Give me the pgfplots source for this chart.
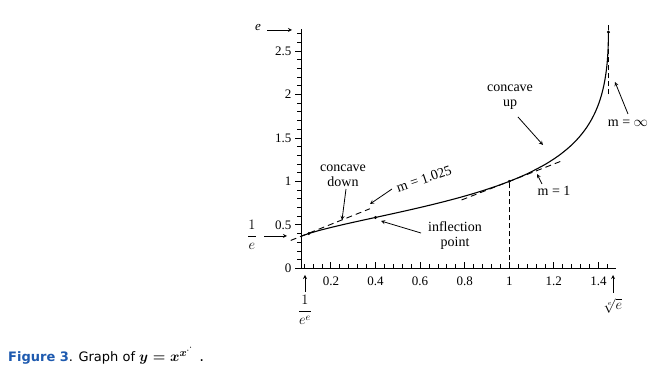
\documentclass[border=0pt]{standalone}
\usepackage{pgfplots}
\pgfplotsset{compat=1.18}
\usepackage{fontspec}
\setmainfont{Liberation Serif}
\newfontfamily\capfont{DejaVu Sans}
\definecolor{figblue}{RGB}{30,90,175}
\begin{document}
\begin{tikzpicture}
\useasboundingbox (0pt,0pt) rectangle (649pt,377pt);
\begin{axis}[
  at={(301pt,108.7pt)}, anchor=south west,
  scale only axis, width=315.3pt, height=239pt,
  xmin=0.066, xmax=1.48, ymin=0, ymax=2.75,
  axis lines=left, axis line style={-, line width=0.9pt},
  clip=false,
  xtick={0.2,0.4,0.6,0.8,1,1.2,1.4},
  ytick={0,0.5,1,1.5,2,2.5},
  minor xtick={0.08,0.12,0.16,0.24,0.28,0.32,0.36,0.44,0.48,0.52,0.56,0.64,0.68,0.72,0.76,0.84,0.88,0.92,0.96,1.04,1.08,1.12,1.16,1.24,1.28,1.32,1.36,1.44},
  minor ytick={0.1,0.2,0.3,0.4,0.6,0.7,0.8,0.9,1.1,1.2,1.3,1.4,1.6,1.7,1.8,1.9,2.1,2.2,2.3,2.4,2.6,2.7},
  tick align=outside, major tick length=6pt, minor tick length=4pt,
  major x tick style={yshift=6pt},
  minor x tick style={yshift=4pt},
  every tick/.style={black, line width=0.8pt},
  /pgf/number format/assume math mode=true,
  tick label style={font=\fontsize{13}{14}\selectfont},
  xticklabel style={yshift=1pt},
]
\addplot[black, line width=1.1pt, smooth] coordinates {
(0.06599,0.36788) (0.07839,0.38) (0.10119,0.4) (0.12676,0.42) (0.16957,0.45)
(0.25,0.5) (0.33724,0.55) (0.42681,0.6) (0.51543,0.65) (0.60078,0.7)
(0.68142,0.75) (0.75661,0.8) (0.82597,0.85) (0.88953,0.9) (0.94744,0.95)
(1,1) (1.04756,1.05) (1.09051,1.1) (1.16410,1.2) (1.22362,1.3) (1.27167,1.4)
(1.31037,1.5) (1.34145,1.6) (1.36633,1.7) (1.38618,1.8) (1.40189,1.9)
(1.41421,2.0) (1.42376,2.1) (1.43102,2.2) (1.43640,2.3) (1.44020,2.4)
(1.44270,2.5) (1.44412,2.6) (1.44467,2.71828)
};
% tangent m = 1.025 at (1/e^e, 1/e)
\addplot[black, line width=0.9pt, dash pattern=on 6pt off 4pt] coordinates {(0.02,0.3207) (0.375,0.6853)};
% tangent m = 1 at (1,1)
\addplot[black, line width=0.9pt, dash pattern=on 6pt off 4pt] coordinates {(0.786,0.786) (1.24,1.24)};
% vertical dashed at x = 1
\addplot[black, line width=1pt, dash pattern=on 5pt off 3pt] coordinates {(1,0) (1,1)};
% vertical tangent near top
\addplot[black, line width=1pt, dash pattern=on 5pt off 3pt] coordinates {(1.4467,2.0) (1.4467,2.82)};
% points
\addplot[only marks, mark=*, mark size=1.3pt, black] coordinates {(0.10119,0.4) (0.40,0.585) (1,1) (1.44467,2.71828)};
\end{axis}

\tikzset{ann/.style={font=\fontsize{14}{15}\selectfont, inner sep=0pt, align=center}, arr/.style={-stealth, line width=0.8pt}}
% e label
\node[ann, font=\fontsize{13}{14}\selectfont\itshape] at (258pt,349pt) {e};
\draw[arr] (267pt,347pt) -- (292pt,347pt);
% 1/e label
\node[ann] at (252pt,142pt) {$\displaystyle\frac{1}{e}$};
\draw[arr] (264pt,141pt) -- (287pt,141pt);
% 1/e^e below axis
\draw[arr] (305pt,85pt) -- (305pt,102pt);
\node[ann] at (305pt,67pt) {$\displaystyle\frac{1}{e^{e}}$};
% e-th root of e
\draw[arr] (613pt,84pt) -- (613pt,102pt);
\node[ann] at (613pt,71pt) {$\sqrt[e]{e}$};
% concave down
\node[ann] at (343pt,201pt) {concave\\down};
\draw[arr] (346pt,188pt) -- (342pt,157pt);
% m = 1.025
\node[ann, rotate=19] at (424pt,198pt) {m = 1.025};
\draw[arr] (392pt,188pt) -- (370pt,173pt);
% inflection point
\node[ann] at (455pt,141pt) {inflection\\point};
\draw[arr] (421pt,144pt) -- (381pt,156pt);
% concave up
\node[ann] at (510pt,280pt) {concave\\up};
\draw[arr] (518pt,260pt) -- (543pt,232pt);
% m = 1
\node[ann] at (554pt,186pt) {m = 1};
\draw[arr] (542pt,193pt) -- (537pt,203pt);
% m = infinity
\node[ann] at (628pt,254pt) {m = $\infty$};
\draw[arr] (628pt,263pt) -- (615pt,295pt);
% caption
\node[anchor=base west, inner sep=0pt] at (8pt,15pt) {\capfont\fontsize{13}{15}\selectfont{\color{figblue}\bfseries Figure 3}. Graph of \fontsize{15}{16}\selectfont{\boldmath$y = x^{x^{\cdot^{\cdot}}}$}\hspace{6pt}.};
\end{tikzpicture}
\end{document}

☆ ☆ ☆

Stated problem. Repeat the data above exactly, but not the pictures.

Problem solution.
Give me the pgfplots source for this chart.
\documentclass[border=0pt]{standalone}
\usepackage{pgfplots}
\pgfplotsset{compat=1.18}
\usepackage{fontspec}
\setmainfont{Liberation Serif}
\newfontfamily\capfont{DejaVu Sans}
\definecolor{figblue}{RGB}{30,90,175}
\begin{document}
\begin{tikzpicture}
\useasboundingbox (0pt,0pt) rectangle (649pt,377pt);
\begin{axis}[
  at={(301pt,108.7pt)}, anchor=south west,
  scale only axis, width=315.3pt, height=239pt,
  xmin=0.066, xmax=1.48, ymin=0, ymax=2.75,
  axis lines=left, axis line style={-, line width=0.9pt},
  clip=false,
  xtick={0.2,0.4,0.6,0.8,1,1.2,1.4},
  ytick={0,0.5,1,1.5,2,2.5},
  minor xtick={0.08,0.12,0.16,0.24,0.28,0.32,0.36,0.44,0.48,0.52,0.56,0.64,0.68,0.72,0.76,0.84,0.88,0.92,0.96,1.04,1.08,1.12,1.16,1.24,1.28,1.32,1.36,1.44},
  minor ytick={0.1,0.2,0.3,0.4,0.6,0.7,0.8,0.9,1.1,1.2,1.3,1.4,1.6,1.7,1.8,1.9,2.1,2.2,2.3,2.4,2.6,2.7},
  tick align=outside, major tick length=6pt, minor tick length=4pt,
  major x tick style={yshift=6pt},
  minor x tick style={yshift=4pt},
  every tick/.style={black, line width=0.8pt},
  /pgf/number format/assume math mode=true,
  tick label style={font=\fontsize{13}{14}\selectfont},
  xticklabel style={yshift=1pt},
]
\addplot[black, line width=1.1pt, smooth] coordinates {
(0.06599,0.36788) (0.07839,0.38) (0.10119,0.4) (0.12676,0.42) (0.16957,0.45)
(0.25,0.5) (0.33724,0.55) (0.42681,0.6) (0.51543,0.65) (0.60078,0.7)
(0.68142,0.75) (0.75661,0.8) (0.82597,0.85) (0.88953,0.9) (0.94744,0.95)
(1,1) (1.04756,1.05) (1.09051,1.1) (1.16410,1.2) (1.22362,1.3) (1.27167,1.4)
(1.31037,1.5) (1.34145,1.6) (1.36633,1.7) (1.38618,1.8) (1.40189,1.9)
(1.41421,2.0) (1.42376,2.1) (1.43102,2.2) (1.43640,2.3) (1.44020,2.4)
(1.44270,2.5) (1.44412,2.6) (1.44467,2.71828)
};
% tangent m = 1.025 at (1/e^e, 1/e)
\addplot[black, line width=0.9pt, dash pattern=on 6pt off 4pt] coordinates {(0.02,0.3207) (0.375,0.6853)};
% tangent m = 1 at (1,1)
\addplot[black, line width=0.9pt, dash pattern=on 6pt off 4pt] coordinates {(0.786,0.786) (1.24,1.24)};
% vertical dashed at x = 1
\addplot[black, line width=1pt, dash pattern=on 5pt off 3pt] coordinates {(1,0) (1,1)};
% vertical tangent near top
\addplot[black, line width=1pt, dash pattern=on 5pt off 3pt] coordinates {(1.4467,2.0) (1.4467,2.82)};
% points
\addplot[only marks, mark=*, mark size=1.3pt, black] coordinates {(0.10119,0.4) (0.40,0.585) (1,1) (1.44467,2.71828)};
\end{axis}

\tikzset{ann/.style={font=\fontsize{14}{15}\selectfont, inner sep=0pt, align=center}, arr/.style={-stealth, line width=0.8pt}}
% e label
\node[ann, font=\fontsize{13}{14}\selectfont\itshape] at (258pt,349pt) {e};
\draw[arr] (267pt,347pt) -- (292pt,347pt);
% 1/e label
\node[ann] at (252pt,142pt) {$\displaystyle\frac{1}{e}$};
\draw[arr] (264pt,141pt) -- (287pt,141pt);
% 1/e^e below axis
\draw[arr] (305pt,85pt) -- (305pt,102pt);
\node[ann] at (305pt,67pt) {$\displaystyle\frac{1}{e^{e}}$};
% e-th root of e
\draw[arr] (613pt,84pt) -- (613pt,102pt);
\node[ann] at (613pt,71pt) {$\sqrt[e]{e}$};
% concave down
\node[ann] at (343pt,201pt) {concave\\down};
\draw[arr] (346pt,188pt) -- (342pt,157pt);
% m = 1.025
\node[ann, rotate=19] at (424pt,198pt) {m = 1.025};
\draw[arr] (392pt,188pt) -- (370pt,173pt);
% inflection point
\node[ann] at (455pt,141pt) {inflection\\point};
\draw[arr] (421pt,144pt) -- (381pt,156pt);
% concave up
\node[ann] at (510pt,280pt) {concave\\up};
\draw[arr] (518pt,260pt) -- (543pt,232pt);
% m = 1
\node[ann] at (554pt,186pt) {m = 1};
\draw[arr] (542pt,193pt) -- (537pt,203pt);
% m = infinity
\node[ann] at (628pt,254pt) {m = $\infty$};
\draw[arr] (628pt,263pt) -- (615pt,295pt);
% caption
\node[anchor=base west, inner sep=0pt] at (8pt,15pt) {\capfont\fontsize{13}{15}\selectfont{\color{figblue}\bfseries Figure 3}. Graph of \fontsize{15}{16}\selectfont{\boldmath$y = x^{x^{\cdot^{\cdot}}}$}\hspace{6pt}.};
\end{tikzpicture}
\end{document}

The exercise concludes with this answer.